Tuesday, January 18, 2011

Daily Life Part II - A Different View


Last week I had my first opportunity to go into the "field".  This meant visiting refugees at their homes, either because they cannot make it to the office (no money for the bus or no one to watch the children) or because we want to evaluate their living situation (size of home/room, number of people living at that location, access to clean water, bathroom facilities, etc.).  The whole experience was eye-opening, starting with the journey there.  Upon entering one of the refugee neighborhoods, the road became impassable by car.


The homes we visited in this particular area ranged from a tiny one-room tin shed that housed 6 people, to a two-room apartment in a seven + story apartment building.

Above - view heading towards a one-room dwelling, entrance through the opening at the end and then to the left.


Right - the "kitchen"



Below -  view from inside looking out.  Note the child's toy car in the bottom right (stick with wheel).


View of apartment buildings. 

This area of Nairobi is called Eastleigh and has a thriving economy.  The main street is filled with markets, shopping malls and businesses.  We had lunch at a local restaurant that sold cappuccinos for 30 cents!

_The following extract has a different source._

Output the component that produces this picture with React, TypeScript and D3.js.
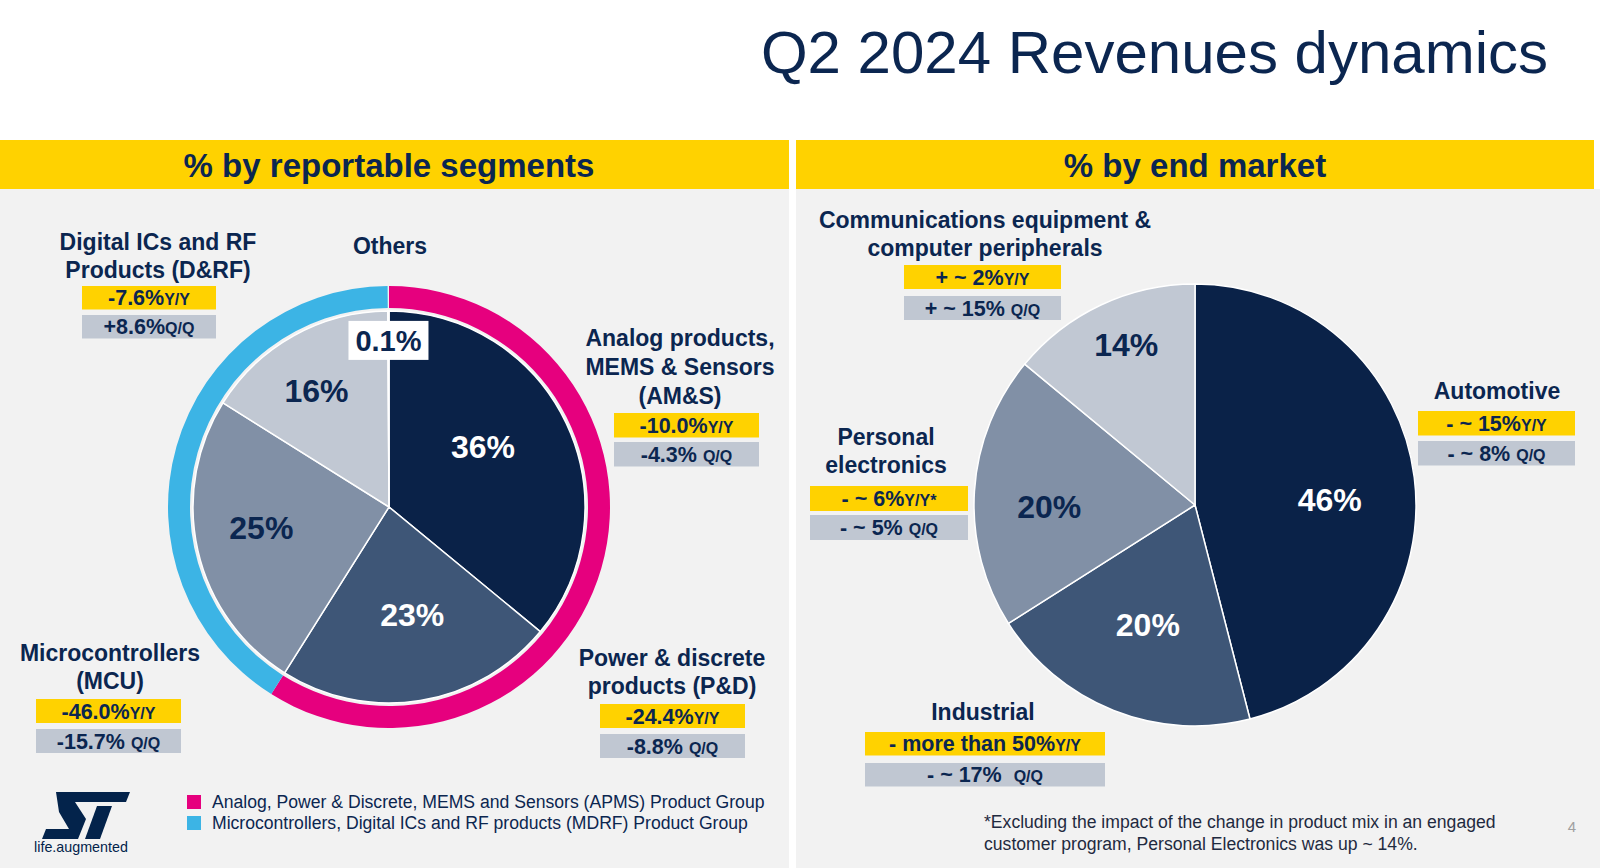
import React, { useEffect } from "react";
import * as d3 from "d3";

// ---------- DATA ----------
const segmentNames = [
  "Analog products, MEMS & Sensors (AM&S)",
  "Power & discrete products (P&D)",
  "Microcontrollers (MCU)",
  "Digital ICs and RF Products (D&RF)",
  "Others",
];
const segmentShares = [36, 23, 25, 16, 0.1];
const segmentShareLabels = ["36%", "23%", "25%", "16%", "0.1%"];
const segmentGroups = ["APMS", "APMS", "MDRF", "MDRF", ""];
const segmentYY = ["-10.0%", "-24.4%", "-46.0%", "-7.6%", ""];
const segmentQQ = ["-4.3% ", "-8.8% ", "-15.7% ", "+8.6%", ""];

const groupNames = ["APMS", "MDRF"];
const groupLegend = [
  "Analog, Power & Discrete, MEMS and Sensors (APMS) Product Group",
  "Microcontrollers, Digital ICs and RF products (MDRF) Product Group",
];

const marketNames = [
  "Automotive",
  "Industrial",
  "Personal electronics",
  "Communications equipment & computer peripherals",
];
const marketShares = [46, 20, 20, 14];
const marketShareLabels = ["46%", "20%", "20%", "14%"];
const marketYY = ["- ~ 15%", "- more than 50%", "- ~ 6%", "+ ~ 2%"];
const marketYYSuffix = ["Y/Y", "Y/Y", "Y/Y*", "Y/Y"];
const marketQQ = ["- ~ 8% ", "- ~ 17%  ", "- ~ 5% ", "+ ~ 15% "];

// ---------- STYLE ----------
const FONT = "'Liberation Sans', Arial, Helvetica, sans-serif";
const NAVY = "#0b2650";
const YELLOW = "#ffd200";
const GREYBOX = "#c0c7d2";
const PANEL = "#f2f2f2";
const sliceColors = ["#0a2248", "#3e5677", "#8190a6", "#c1c8d3", "#c1c8d3"];
const sliceTextColors = ["#ffffff", "#ffffff", NAVY, NAVY, NAVY];
const marketColors = ["#0a2248", "#3e5677", "#8190a6", "#c1c8d3"];
const marketTextColors = ["#ffffff", "#ffffff", NAVY, NAVY];
const groupColors: Record<string, string> = { APMS: "#e6007e", MDRF: "#3cb4e5" };
// label placement inside slices: radius as fraction of pie radius, angular nudge (degrees)
const segmentLabelRadius = [0.57, 0.56, 0.66, 0.7, 0.85];
const segmentLabelTurn = [-7.5, -3, 3.6, -2.8, 0];
const marketLabelRadius = [0.61, 0.58, 0.66, 0.79];
const marketLabelTurn = [5, 0, -4.3, 2];

// callout layouts (annotation placement)
const segmentCallouts = [
  { cx: 680, lines: ["Analog products,", "MEMS & Sensors", "(AM&S)"], y0: 346, lh: 29, bx: 614, bw: 145, yyTop: 413, qqTop: 442, bh: 24.5 },
  { cx: 672, lines: ["Power & discrete", "products (P&D)"], y0: 666, lh: 28, bx: 600, bw: 145, yyTop: 704, qqTop: 734, bh: 24 },
  { cx: 110, lines: ["Microcontrollers", "(MCU)"], y0: 661, lh: 28, bx: 36, bw: 145, yyTop: 699, qqTop: 729, bh: 24 },
  { cx: 158, lines: ["Digital ICs and RF", "Products (D&RF)"], y0: 250, lh: 27.5, bx: 82, bw: 134, yyTop: 286, qqTop: 315, bh: 23.5 },
  { cx: 390, lines: ["Others"], y0: 254, lh: 28, bx: 0, bw: 0, yyTop: 0, qqTop: 0, bh: 0 },
];
const marketCallouts = [
  { cx: 1497, lines: ["Automotive"], y0: 399, lh: 28, bx: 1418, bw: 157, yyTop: 411, qqTop: 441, bh: 24.5 },
  { cx: 983, lines: ["Industrial"], y0: 720, lh: 28, bx: 865, bw: 240, yyTop: 732, qqTop: 763, bh: 23.5 },
  { cx: 886, lines: ["Personal", "electronics"], y0: 445, lh: 27.5, bx: 810, bw: 158, yyTop: 486, qqTop: 515, bh: 25 },
  { cx: 985, lines: ["Communications equipment &", "computer peripherals"], y0: 227.5, lh: 28.5, bx: 904, bw: 157, yyTop: 265, qqTop: 296, bh: 24 },
];

function Callout({ c, yy, yySuffix, qq }: any) {
  return (
    <g>
      {c.lines.map((l: string, i: number) => (
        <text key={i} x={c.cx} y={c.y0 + i * c.lh} textAnchor="middle" fontSize={23} fontWeight="bold" fill={NAVY} fontFamily={FONT}>
          {l}
        </text>
      ))}
      {yy ? (
        <g>
          <rect x={c.bx} y={c.yyTop} width={c.bw} height={c.bh} fill={YELLOW} />
          <text x={c.bx + c.bw / 2} y={c.yyTop + c.bh / 2 + 7.5} textAnchor="middle" fontSize={21.5} fontWeight="bold" fill={NAVY} fontFamily={FONT} style={{ whiteSpace: "pre" }}>
            {yy}
            <tspan fontSize={16}>{yySuffix}</tspan>
          </text>
          <rect x={c.bx} y={c.qqTop} width={c.bw} height={c.bh} fill={GREYBOX} />
          <text x={c.bx + c.bw / 2} y={c.qqTop + c.bh / 2 + 7.5} textAnchor="middle" fontSize={21.5} fontWeight="bold" fill={NAVY} fontFamily={FONT} style={{ whiteSpace: "pre" }}>
            {qq}
            <tspan fontSize={16}>Q/Q</tspan>
          </text>
        </g>
      ) : null}
    </g>
  );
}

function labelPos(a: any, r: number, turnDeg: number) {
  const ang = (a.startAngle + a.endAngle) / 2 + (turnDeg * Math.PI) / 180;
  return [Math.sin(ang) * r, -Math.cos(ang) * r];
}

export default function App() {
  useEffect(() => {
    document.body.style.margin = "0";
  }, []);

  const W = 1600;
  const H = 868;

  // left pie
  const lc = { x: 389, y: 507 };
  const lR = 196;
  const pie = d3.pie<number>().sort(null).value((d) => d);
  const lArcs = pie(segmentShares);
  const lArc = d3.arc<any>().innerRadius(0).outerRadius(lR);
  const ringArc = d3.arc<any>().innerRadius(199).outerRadius(221);
  const rings = groupNames.map((g) => {
    const sl = lArcs.filter((_, i) => segmentGroups[i] === g);
    return {
      g,
      startAngle: d3.min(sl, (s) => s.startAngle) as number,
      endAngle: d3.max(sl, (s) => s.endAngle) as number,
    };
  });

  // right pie
  const rc = { x: 1195, y: 505 };
  const rR = 221;
  const rArcs = pie(marketShares);
  const rArc = d3.arc<any>().innerRadius(0).outerRadius(rR);

  return (
    <svg width={W} height={H} style={{ position: "absolute", left: 0, top: 0, display: "block" }} fontFamily={FONT}>
      <rect x={0} y={0} width={W} height={H} fill="#ffffff" />
      {/* Title */}
      <text x={1548} y={73} textAnchor="end" fontSize={60} fill={NAVY} fontFamily={FONT}>
        Q2 2024 Revenues dynamics
      </text>

      {/* Panels */}
      <rect x={0} y={189} width={789} height={H - 189} fill={PANEL} />
      <rect x={796} y={189} width={W - 796} height={H - 189} fill={PANEL} />
      <rect x={0} y={140} width={789} height={49} fill={YELLOW} />
      <rect x={796} y={140} width={798} height={49} fill={YELLOW} />
      <text x={389} y={177} textAnchor="middle" fontSize={33} fontWeight="bold" fill={NAVY}>
        % by reportable segments
      </text>
      <text x={1195} y={177} textAnchor="middle" fontSize={33} fontWeight="bold" fill={NAVY}>
        % by end market
      </text>

      {/* Left pie */}
      <g transform={`translate(${lc.x},${lc.y})`}>
        {rings.map((r) => (
          <path key={r.g} d={ringArc(r) as string} fill={groupColors[r.g]} />
        ))}
        {lArcs.map((a, i) => (
          <path key={i} d={lArc(a) as string} fill={sliceColors[i]} stroke="#ffffff" strokeWidth={1.5} />
        ))}
        {lArcs.map((a, i) => {
          const [x, y] = labelPos(a, lR * segmentLabelRadius[i], segmentLabelTurn[i]);
          if (segmentNames[i] === "Others") {
            return (
              <g key={i}>
                <rect x={x - 40} y={y - 19.5} width={80} height={39} fill="#ffffff" />
                <text x={x} y={y} dy="0.36em" textAnchor="middle" fontSize={29} fontWeight="bold" fill={NAVY}>
                  {segmentShareLabels[i]}
                </text>
              </g>
            );
          }
          return (
            <text key={i} x={x} y={y} dy="0.36em" textAnchor="middle" fontSize={32} fontWeight="bold" fill={sliceTextColors[i]}>
              {segmentShareLabels[i]}
            </text>
          );
        })}
      </g>

      {/* Right pie */}
      <g transform={`translate(${rc.x},${rc.y})`}>
        {rArcs.map((a, i) => (
          <path key={i} d={rArc(a) as string} fill={marketColors[i]} stroke="#ffffff" strokeWidth={1.5} />
        ))}
        {rArcs.map((a, i) => {
          const [x, y] = labelPos(a, rR * marketLabelRadius[i], marketLabelTurn[i]);
          return (
            <text key={i} x={x} y={y} dy="0.36em" textAnchor="middle" fontSize={32} fontWeight="bold" fill={marketTextColors[i]}>
              {marketShareLabels[i]}
            </text>
          );
        })}
      </g>

      {/* Callouts */}
      {segmentCallouts.map((c, i) => (
        <Callout key={"s" + i} c={c} yy={segmentYY[i]} yySuffix="Y/Y" qq={segmentQQ[i]} />
      ))}
      {marketCallouts.map((c, i) => (
        <Callout key={"m" + i} c={c} yy={marketYY[i]} yySuffix={marketYYSuffix[i]} qq={marketQQ[i]} />
      ))}

      {/* Legend */}
      {groupNames.map((g, i) => (
        <g key={g}>
          <rect x={187} y={795 + i * 21} width={14} height={14} fill={groupColors[g]} />
          <text x={212} y={808 + i * 21} fontSize={17.6} fill={NAVY}>
            {groupLegend[i]}
          </text>
        </g>
      ))}

      {/* ST logo */}
      <g transform="translate(42,792)" fill="#03234b">
        <path d="M 14,0 L 88,0 L 84,10 L 33,10 L 44,27 L 36,47 L 0,47 L 4,37 L 27,37 L 17,20 Z" />
        <path d="M 55,14 L 70,14 L 58,47 L 43,47 Z" />
      </g>
      <text x={81} y={852} textAnchor="middle" fontSize={14.3} fill="#03234b">
        life.augmented
      </text>

      {/* Footnote */}
      <text x={984} y={828} fontSize={17.6} fill="#1f2a40">
        *Excluding the impact of the change in product mix in an engaged
      </text>
      <text x={984} y={850} fontSize={17.6} fill="#1f2a40">
        customer program, Personal Electronics was up ~ 14%.
      </text>
      <text x={1572} y={832} textAnchor="middle" fontSize={15} fill="#a0a0a0">
        4
      </text>
    </svg>
  );
}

Eastleigh is predominantly Somali and is known as "Little Mogadishu".  Although a bustling commercial center, where many go to do their shopping, Eastleigh is lagging in infrastructure.  Many homes do not have indoor plumbing and the potholes in the streets can swallow cars.  As you can see  above and below, the streets are littered with  garbage, causing quite a stench in the neighborhood. And dust is everywhere - I can only imagine what it's like when it rains!

One block off the main street of Eastleigh.

Seems like a world away from downtown Nairobi!